Hamilton schaffte es aus bescheidenen Verhältnisse an die Spitze der Formel 1. Und dort, wo er am Sonntag seine Führung im Klassement verteidigen will, um beim Heimrennen in Silverstone weiter die Nummer 1 im Motorsportland zu sein, hatte der Brite im Januar 2007 die ersten Schritte auf der Formel-1-Bühne gemacht. Damals spielte der Debütant bei der spektakulärsten Präsentation eines Formel-1-Teams allerdings nur die Nebenrolle.

Das Augenmerk galt seinem Kollegen, dem nach zwei WM-Titeln mit Renault zu McLaren-Mercedes gewechselten Alonso. Nur ein Jahr dauerte das Engagement des Spaniers, Hamilton aber blieb, nachdem er das Duell für sich entschieden und nur knapp im ersten Formel-1-Jahr den Titel verpasst hatte.
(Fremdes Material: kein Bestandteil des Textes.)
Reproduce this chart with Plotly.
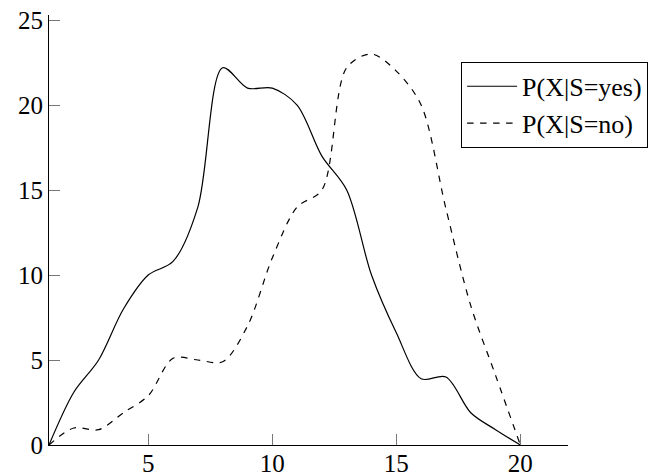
import plotly.graph_objects as go

x_vals = list(range(1, 21))
yes_vals = [0, 3.1, 5.0, 8.0, 10.0, 10.8, 14.0, 22.2, 21.0, 21.0, 20.0, 17.0, 15.0, 10.0, 6.6, 3.9, 4.0, 1.9, 0.9, 0]
no_vals = [0, 1.0, 0.9, 1.9, 2.9, 5.1, 5.0, 4.9, 7.0, 11.0, 14.0, 15.0, 22.2, 23.0, 22.0, 20.0, 13.9, 8.2, 4.1, 0]
names = ["P(X|S=yes)", "P(X|S=no)"]
x_ticks = [5, 10, 15, 20]
y_ticks = [0, 5, 10, 15, 20, 25]

FONT = "Liberation Serif"

fig = go.Figure()
fig.add_trace(go.Scatter(x=x_vals, y=yes_vals, mode="lines", name=names[0],
                         line=dict(color="black", width=1.2, shape="spline", smoothing=0.9)))
fig.add_trace(go.Scatter(x=x_vals, y=no_vals, mode="lines", name=names[1],
                         line=dict(color="black", width=1.2, shape="spline", smoothing=0.9,
                                   dash="6.5px,6.5px")))

fig.update_layout(
    width=659, height=476,
    margin=dict(l=49, r=91, t=15, b=31, autoexpand=False),
    paper_bgcolor="white", plot_bgcolor="white",
    font=dict(family=FONT, size=25, color="black"),
    showlegend=True,
    legend=dict(x=0.794, y=0.891, xanchor="left", yanchor="top",
                bordercolor="black", borderwidth=1, bgcolor="white",
                font=dict(family=FONT, size=26), itemwidth=50,
                entrywidth=210, entrywidthmode="pixels",
                tracegroupgap=0),
    xaxis=dict(range=[1, 21.92], tickvals=x_ticks, ticks="inside", ticklen=11,
               tickcolor="#777", tickwidth=1, showgrid=False, zeroline=False,
               showline=True, linecolor="black", linewidth=1, mirror=False,
               ticklabelstandoff=-4),
    yaxis=dict(range=[0, 25.3], tickvals=y_ticks, ticks="inside", ticklen=11,
               tickcolor="#777", tickwidth=1, showgrid=False, zeroline=False,
               showline=True, linecolor="black", linewidth=1, mirror=False),
)

fig.write_html("out.html", config={"displayModeBar": False},
               post_script="document.body.style.margin='0';")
Wie es nach der laufenden Saison beim 18-maligen Grand-Prix- Gewinner weitergeht, ist offen. McLaren will Hamilton, der beim Großen Preis von Deutschland am 22. Juli sein 100. Rennen bestreiten wird, behalten. Vielleicht ja sogar mit der Nummer 1 des neuen Weltmeisters auf dem Wagen.